• First Light has identified its projectile fusion reactor can be used to produce medical isotopes
  • Presents new market opportunity for First Light – demand for medical isotopes is growing significantly while supply is severely constrained
  • First Light working with IDOM on reactor chamber design that include options for isotope manufacture with no compromise to electricity production

31 July 2023, Oxford, UK: First Light Fusion, the Oxford-based fusion pioneer, is working with Spanish engineering firm IDOM UK Nuclear Services (“IDOM”) to identify potential pharmaceutical applications of its unique projectile fusion reactor process.

First Light is pursuing a novel method of inertial confinement fusion, the same method with which the National Ignition Facility (NIF) demonstrated energy gain from fusion late last year. The First Light approach uses a launched projectile instead of lasers to power the experiment, with the core physics being identical to the NIF. First Light’s form of inertial fusion may translate to a simpler, lower-cost approach with an easier pathway to a power plant. First Light’s technique creates the extreme temperatures and pressures required to achieve fusion by compressing a target containing a mixture of hydrogen isotopes as fuel, using a projectile travelling at a tremendous speed.

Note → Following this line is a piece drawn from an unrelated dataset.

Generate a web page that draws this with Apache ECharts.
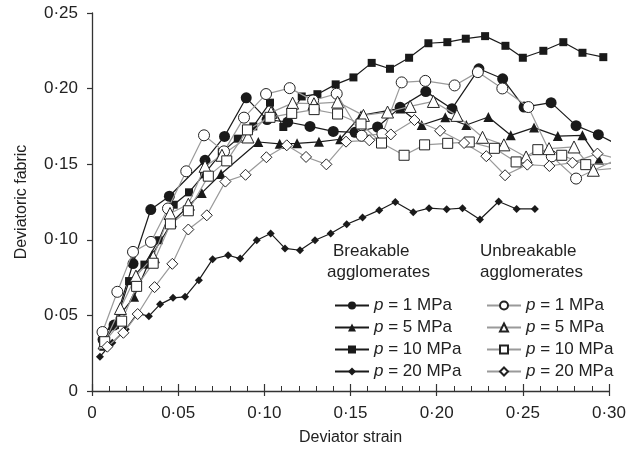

First Light has been working with IDOM on the design of its fusion reactor chamber, as part of its plans to build a pilot fusion energy power plant, based on its unique projectile technology.

This new project looking into medical isotopes production represents an additional revenue opportunity for First Light. Four fifths of the energy released by fusion is in the form of high-energy neutrons. Capturing the neutrons is essential for power production from fusion and safely managing the extreme fluxes inside the reaction vessel is a key advantage of First Light’s approach. The neutrons are also used to produce tritium through a reaction with lithium. This project adds a third aspect, where the neutrons are used to produce radionuclides for pharmaceutical applications.

Further subsequent research found that the current reactor design can safely generate a series of different radionuclides matching the production of other nuclear reactors like HFR in Petten, OPAL in Australia, or the different cyclotron facilities.

Compared to other fusion approaches, First Light’s flexible reactor design allows for the generation of many types of radionuclides at the same time and easy extraction of the target materials. This comes with little to no compromise on the ability to produce tritium or to extract heat and produce electricity.

Medical isotope market will be worth $11 billion by 2027

These medical isotopes, which are used to diagnose and treat health conditions such as heart disease and cancer, provide a considerable, though as yet unconfirmed, new market opportunity for First Light. According to independent studies[1], the medical isotope market will be worth $11 billion by 2027, growing at a CAGR of 9%.

The demand for isotopes is growing significantly as they become increasingly important in the diagnosis and treatment of serious illnesses including cancer, yet isotopes production, as well as a limited shelf like making stockpiling of isotopes impossible, has resulted in massive supply-side constraints.

According to an estimate by the Society of Nuclear Medicine and Molecular Imaging (SNMMI[2]), technetium-99m (Tc-99m), is utilized in approximately 50,000 medical procedures per day in the United States alone.

As a result, First Light’s simpler, lower-cost, and faster approach to fusion, can help to solve the climate crisis and can contribute to nuclear medicine.

Dr Nick Hawker, co-founder and CEO of First Light Fusion, said:

“This is an incredible and unplanned development for our projectile fusion technology. Our focus remains very much on building Machine 4, our gain demonstrator, while developing a first of a kind fusion reactor. But when we identified the potential not only to produce, but also harvest these much-needed medical isotopes which are having an increasing impact on the diagnosis and treatment of such serious illnesses as cancer and heart disease, it was incumbent on us to explore the opportunity. Importantly this can be realised with no compromise to the reactor’s ability to produce electricity, it is a purely additive opportunity. Our early research working with IDOM has produced overwhelming positive results and we look forward to building on these findings into our continued plant development plans.”